30 seconds with: Tex Clark

Image: Anna M. Campbell
Radical Act captured legendary bands like Bikini Kill and Portland’s own Team Dresch. What inspired you back then?
I was 22. I was really into how women were changing musical culture. I describe the film as pro-women-in-rock propaganda.
Yet you shelved it for 15 years. What happened?
It was my senior project at Antioch, and showed at the LA Gay and Lesbian Film Festival. And then, within a few weeks, I started law school.
Now you’re a federal public defender. What do you do?
I represent people who don’t have resources to hire their own lawyer. Being a documentarian was great training. You find people, interview them, and put together a story that advances a point of view.
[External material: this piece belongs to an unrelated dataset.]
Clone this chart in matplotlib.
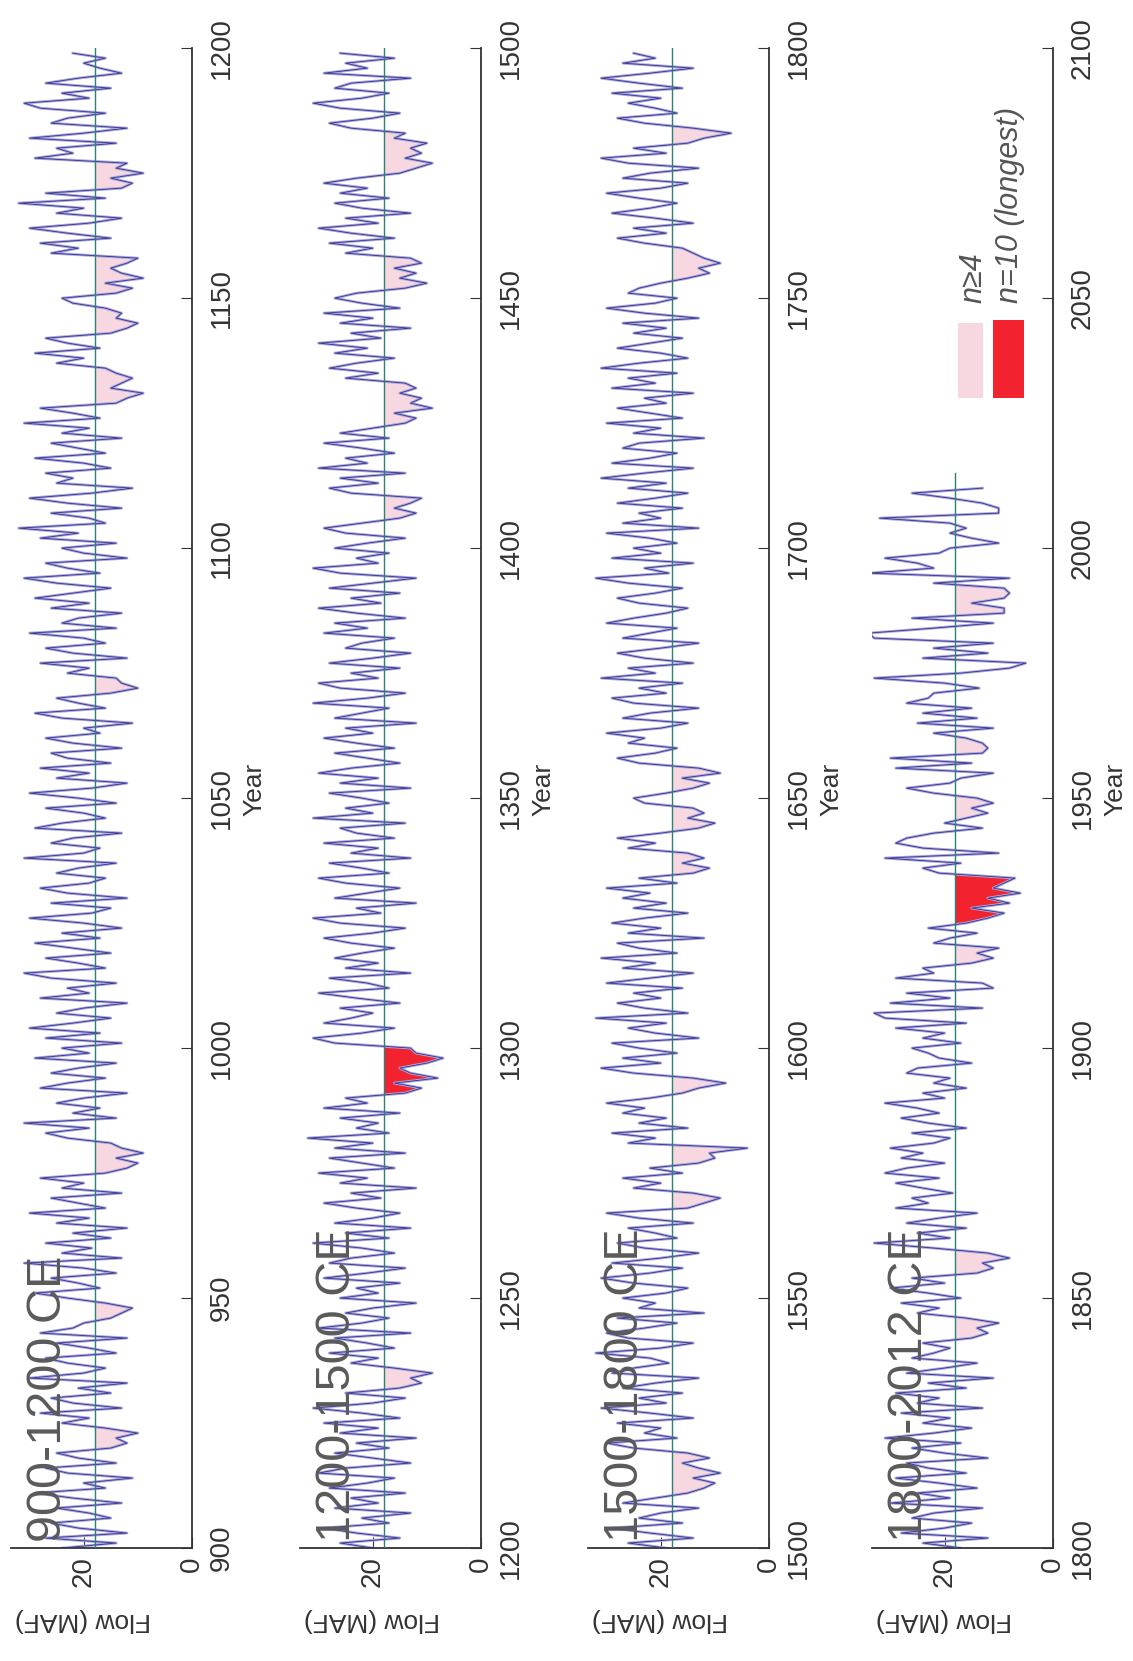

Radical Act seems like an artifact of pre-Internet, DIY culture. What do you remember?
Kids wanted to write zines, shoot documentaries on video, or release seven-inch records. I carried this dusty case with a huge Rolodex in it. I went to Kinko’s, grabbed a piece of paper, and wrote “RADICAL ACT” in Wite-Out. There was nothing self-conscious about it—it was just what you did.
Does playing guitar in a band still constitute a “radical act”?
There’s no novelty in it anymore. But I think women, in general, still have something different to say musically.
Do you still go to rock shows?
If I have a hard day, I want to be in front of a band that night. The problem is, I pretty much have to be home by 10:30. I see a lot of great opening acts.
Radical Act is available from Portland’s millionmoviesaminute.com and will screen during the NW Film Center’s Reel Music festival, Jan 7–Feb 6.